*** Dataset section

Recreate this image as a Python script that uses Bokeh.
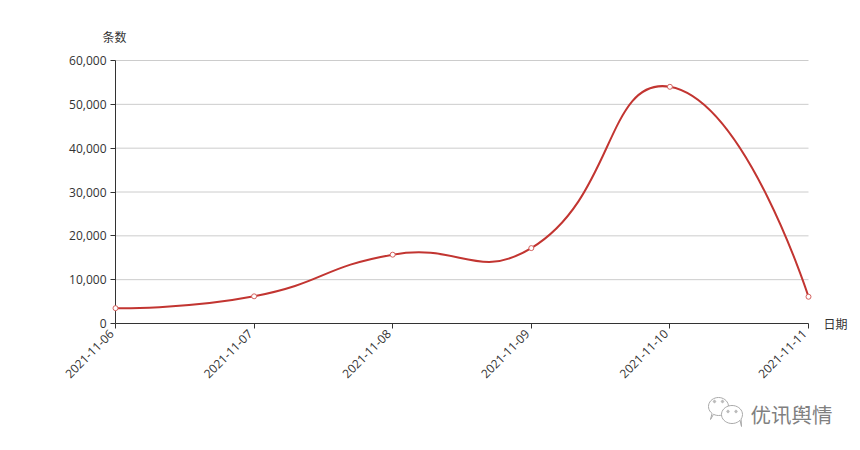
import math
from bokeh.core.properties import value
from bokeh.embed import file_html
from bokeh.layouts import column
from bokeh.resources import INLINE
from bokeh.plotting import figure
from bokeh.models import (FixedTicker, NumeralTickFormatter, LinearAxis, Range1d)

dates = ["2021-11-06", "2021-11-07", "2021-11-08", "2021-11-09", "2021-11-10", "2021-11-11"]
counts = [3500, 6200, 15700, 17200, 54000, 6100]
y_ticks = [0, 10000, 20000, 30000, 40000, 50000, 60000]
y_name = "条数"
x_name = "日期"
watermark = "优讯舆情"

TEXT = "#333333"
CJK = "Noto Sans CJK SC"
RED = "#c23531"
PX_PER_DAY = 138.6
PX_PER_UNIT = 263 / 60000
PAD_X = 8 / PX_PER_DAY
PAD_Y = 4 / PX_PER_UNIT
SMOOTH = 0.5

p = figure(width=852, height=395, frame_width=709, frame_height=267,
           output_backend="svg", toolbar_location=None,
           x_range=Range1d(-PAD_X, 5 + PAD_X), y_range=Range1d(0, 60000 + PAD_Y),
           min_border_left=107, min_border_top=56, min_border_right=36, min_border_bottom=72)
p.outline_line_color = None
p.xgrid.visible = False
p.ygrid.visible = False

x_idx = list(range(len(dates)))

p.segment([0] * 6, y_ticks[1:], [5] * 6, y_ticks[1:], line_color="#cccccc", line_width=1)
p.segment([0], [0], [0], [y_ticks[-1]], line_color=TEXT, line_width=1)

# the tick marks sit on the dates; the slanted date labels end a little to the left of them
xa = p.xaxis[0]
xa.ticker = FixedTicker(ticks=x_idx)
xa.major_label_overrides = {i: "" for i in x_idx}
xa.bounds = (0, 5)
xa.axis_line_color = TEXT
xa.major_tick_in = 0
xa.major_tick_out = 5
xa.major_label_standoff = 0
ya = p.yaxis[0]
ya.ticker = FixedTicker(ticks=y_ticks)
ya.formatter = NumeralTickFormatter(format="0,0")
ya.axis_line_color = None
ya.major_tick_in = 8
ya.major_tick_out = -3
ya.major_label_standoff = 1
for a in (xa, ya):
    a.major_tick_line_color = TEXT
    a.minor_tick_line_color = None
    a.major_label_text_color = TEXT
    a.major_label_text_font = "Open Sans"
    a.major_label_text_font_size = "12px"

label_ticks = [i - 4 / PX_PER_DAY for i in x_idx]
xl = LinearAxis(ticker=FixedTicker(ticks=label_ticks), major_label_overrides=dict(zip(label_ticks, dates)),
                axis_line_color=None, major_tick_line_color=None, minor_tick_line_color=None,
                major_tick_in=0, major_tick_out=0, major_label_standoff=3,
                major_label_orientation=math.pi / 4, major_label_text_color=TEXT,
                major_label_text_font="Open Sans", major_label_text_font_size="12px")
p.add_layout(xl, "below")

def name_axis(side, tick, text, standoff):
    ax = LinearAxis(ticker=FixedTicker(ticks=[tick]), major_label_overrides={tick: text},
                    axis_line_color=None, major_tick_line_color=None, minor_tick_line_color=None,
                    major_tick_in=0, major_tick_out=0, major_label_standoff=standoff,
                    major_label_text_color=TEXT, major_label_text_font=CJK,
                    major_label_text_font_size="12px")
    p.add_layout(ax, side)

name_axis("above", -1 / PX_PER_DAY, y_name, 12)
name_axis("right", 0, x_name, 7)

px = [i * PX_PER_DAY for i in x_idx]
py = [v * PX_PER_UNIT for v in counts]
out_c, in_c = [], []
for i in x_idx:
    if i == 0 or i == len(px) - 1:
        out_c.append((px[i], py[i])); in_c.append((px[i], py[i])); continue
    vx, vy = px[i + 1] - px[i - 1], py[i + 1] - py[i - 1]
    ln = math.hypot(px[i + 1] - px[i], py[i + 1] - py[i])
    lp = math.hypot(px[i] - px[i - 1], py[i] - py[i - 1])
    r = ln / (ln + lp)
    out_c.append((px[i] + vx * SMOOTH * r, py[i] + vy * SMOOTH * r))
    in_c.append((px[i] - vx * SMOOTH * (1 - r), py[i] - vy * SMOOTH * (1 - r)))
p.bezier(x0=x_idx[:-1], y0=counts[:-1], x1=x_idx[1:], y1=counts[1:],
         cx0=[c[0] / PX_PER_DAY for c in out_c[:-1]], cy0=[c[1] / PX_PER_UNIT for c in out_c[:-1]],
         cx1=[c[0] / PX_PER_DAY for c in in_c[1:]], cy1=[c[1] / PX_PER_UNIT for c in in_c[1:]],
         line_color=RED, line_width=2)
p.scatter(x_idx, counts, marker="circle", size=5, fill_color="white",
          line_color="#d4615e", line_width=1)

# the watermark strip below the chart, in its own small figure measured in page pixels
wm = figure(width=852, height=40, frame_width=745, frame_height=40,
            output_backend="svg", toolbar_location=None,
            x_range=Range1d(107, 852), y_range=Range1d(435, 395),
            x_axis_type=None, y_axis_type=None,
            min_border_left=107, min_border_right=0, min_border_top=0, min_border_bottom=0)
wm.outline_line_color = None
wm.grid.visible = False

def bubble(cx, cy, rx, ry, tail=None, fill="white", col="#aaaaaa"):
    xs = [cx + rx * math.cos(2 * math.pi * i / 36) for i in range(36)]
    ys = [cy + ry * math.sin(2 * math.pi * i / 36) for i in range(36)]
    if tail:
        xs.insert(tail[0], tail[1]); ys.insert(tail[0], tail[2])
    wm.patch(xs, ys, fill_color=fill, line_color=col, line_width=1)

bubble(718, 406, 10, 9, tail=(13, 710, 419))
bubble(731.5, 414, 10.5, 9, tail=(4, 741, 426))
for cx, cy in [(714, 401), (722, 401), (727.5, 411), (735.5, 411)]:
    bubble(cx, cy, 1.2, 1.2, fill="#bbbbbb", col="#bbbbbb")
wm.text([750], [413], text=[watermark], text_font=value(CJK), text_font_size="20.5px",
        text_color="#808080", text_align="left", text_baseline="middle")

open("out.html", "w").write(file_html(column(p, wm, spacing=0), INLINE))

******

### [Objective]
Copy each line above precisely, dropping the pictures.

### [Written response]
Recreate this image as a Python script that uses Bokeh.
import math
from bokeh.core.properties import value
from bokeh.embed import file_html
from bokeh.layouts import column
from bokeh.resources import INLINE
from bokeh.plotting import figure
from bokeh.models import (FixedTicker, NumeralTickFormatter, LinearAxis, Range1d)

dates = ["2021-11-06", "2021-11-07", "2021-11-08", "2021-11-09", "2021-11-10", "2021-11-11"]
counts = [3500, 6200, 15700, 17200, 54000, 6100]
y_ticks = [0, 10000, 20000, 30000, 40000, 50000, 60000]
y_name = "条数"
x_name = "日期"
watermark = "优讯舆情"

TEXT = "#333333"
CJK = "Noto Sans CJK SC"
RED = "#c23531"
PX_PER_DAY = 138.6
PX_PER_UNIT = 263 / 60000
PAD_X = 8 / PX_PER_DAY
PAD_Y = 4 / PX_PER_UNIT
SMOOTH = 0.5

p = figure(width=852, height=395, frame_width=709, frame_height=267,
           output_backend="svg", toolbar_location=None,
           x_range=Range1d(-PAD_X, 5 + PAD_X), y_range=Range1d(0, 60000 + PAD_Y),
           min_border_left=107, min_border_top=56, min_border_right=36, min_border_bottom=72)
p.outline_line_color = None
p.xgrid.visible = False
p.ygrid.visible = False

x_idx = list(range(len(dates)))

p.segment([0] * 6, y_ticks[1:], [5] * 6, y_ticks[1:], line_color="#cccccc", line_width=1)
p.segment([0], [0], [0], [y_ticks[-1]], line_color=TEXT, line_width=1)

# the tick marks sit on the dates; the slanted date labels end a little to the left of them
xa = p.xaxis[0]
xa.ticker = FixedTicker(ticks=x_idx)
xa.major_label_overrides = {i: "" for i in x_idx}
xa.bounds = (0, 5)
xa.axis_line_color = TEXT
xa.major_tick_in = 0
xa.major_tick_out = 5
xa.major_label_standoff = 0
ya = p.yaxis[0]
ya.ticker = FixedTicker(ticks=y_ticks)
ya.formatter = NumeralTickFormatter(format="0,0")
ya.axis_line_color = None
ya.major_tick_in = 8
ya.major_tick_out = -3
ya.major_label_standoff = 1
for a in (xa, ya):
    a.major_tick_line_color = TEXT
    a.minor_tick_line_color = None
    a.major_label_text_color = TEXT
    a.major_label_text_font = "Open Sans"
    a.major_label_text_font_size = "12px"

label_ticks = [i - 4 / PX_PER_DAY for i in x_idx]
xl = LinearAxis(ticker=FixedTicker(ticks=label_ticks), major_label_overrides=dict(zip(label_ticks, dates)),
                axis_line_color=None, major_tick_line_color=None, minor_tick_line_color=None,
                major_tick_in=0, major_tick_out=0, major_label_standoff=3,
                major_label_orientation=math.pi / 4, major_label_text_color=TEXT,
                major_label_text_font="Open Sans", major_label_text_font_size="12px")
p.add_layout(xl, "below")

def name_axis(side, tick, text, standoff):
    ax = LinearAxis(ticker=FixedTicker(ticks=[tick]), major_label_overrides={tick: text},
                    axis_line_color=None, major_tick_line_color=None, minor_tick_line_color=None,
                    major_tick_in=0, major_tick_out=0, major_label_standoff=standoff,
                    major_label_text_color=TEXT, major_label_text_font=CJK,
                    major_label_text_font_size="12px")
    p.add_layout(ax, side)

name_axis("above", -1 / PX_PER_DAY, y_name, 12)
name_axis("right", 0, x_name, 7)

px = [i * PX_PER_DAY for i in x_idx]
py = [v * PX_PER_UNIT for v in counts]
out_c, in_c = [], []
for i in x_idx:
    if i == 0 or i == len(px) - 1:
        out_c.append((px[i], py[i])); in_c.append((px[i], py[i])); continue
    vx, vy = px[i + 1] - px[i - 1], py[i + 1] - py[i - 1]
    ln = math.hypot(px[i + 1] - px[i], py[i + 1] - py[i])
    lp = math.hypot(px[i] - px[i - 1], py[i] - py[i - 1])
    r = ln / (ln + lp)
    out_c.append((px[i] + vx * SMOOTH * r, py[i] + vy * SMOOTH * r))
    in_c.append((px[i] - vx * SMOOTH * (1 - r), py[i] - vy * SMOOTH * (1 - r)))
p.bezier(x0=x_idx[:-1], y0=counts[:-1], x1=x_idx[1:], y1=counts[1:],
         cx0=[c[0] / PX_PER_DAY for c in out_c[:-1]], cy0=[c[1] / PX_PER_UNIT for c in out_c[:-1]],
         cx1=[c[0] / PX_PER_DAY for c in in_c[1:]], cy1=[c[1] / PX_PER_UNIT for c in in_c[1:]],
         line_color=RED, line_width=2)
p.scatter(x_idx, counts, marker="circle", size=5, fill_color="white",
          line_color="#d4615e", line_width=1)

# the watermark strip below the chart, in its own small figure measured in page pixels
wm = figure(width=852, height=40, frame_width=745, frame_height=40,
            output_backend="svg", toolbar_location=None,
            x_range=Range1d(107, 852), y_range=Range1d(435, 395),
            x_axis_type=None, y_axis_type=None,
            min_border_left=107, min_border_right=0, min_border_top=0, min_border_bottom=0)
wm.outline_line_color = None
wm.grid.visible = False

def bubble(cx, cy, rx, ry, tail=None, fill="white", col="#aaaaaa"):
    xs = [cx + rx * math.cos(2 * math.pi * i / 36) for i in range(36)]
    ys = [cy + ry * math.sin(2 * math.pi * i / 36) for i in range(36)]
    if tail:
        xs.insert(tail[0], tail[1]); ys.insert(tail[0], tail[2])
    wm.patch(xs, ys, fill_color=fill, line_color=col, line_width=1)

bubble(718, 406, 10, 9, tail=(13, 710, 419))
bubble(731.5, 414, 10.5, 9, tail=(4, 741, 426))
for cx, cy in [(714, 401), (722, 401), (727.5, 411), (735.5, 411)]:
    bubble(cx, cy, 1.2, 1.2, fill="#bbbbbb", col="#bbbbbb")
wm.text([750], [413], text=[watermark], text_font=value(CJK), text_font_size="20.5px",
        text_color="#808080", text_align="left", text_baseline="middle")

open("out.html", "w").write(file_html(column(p, wm, spacing=0), INLINE))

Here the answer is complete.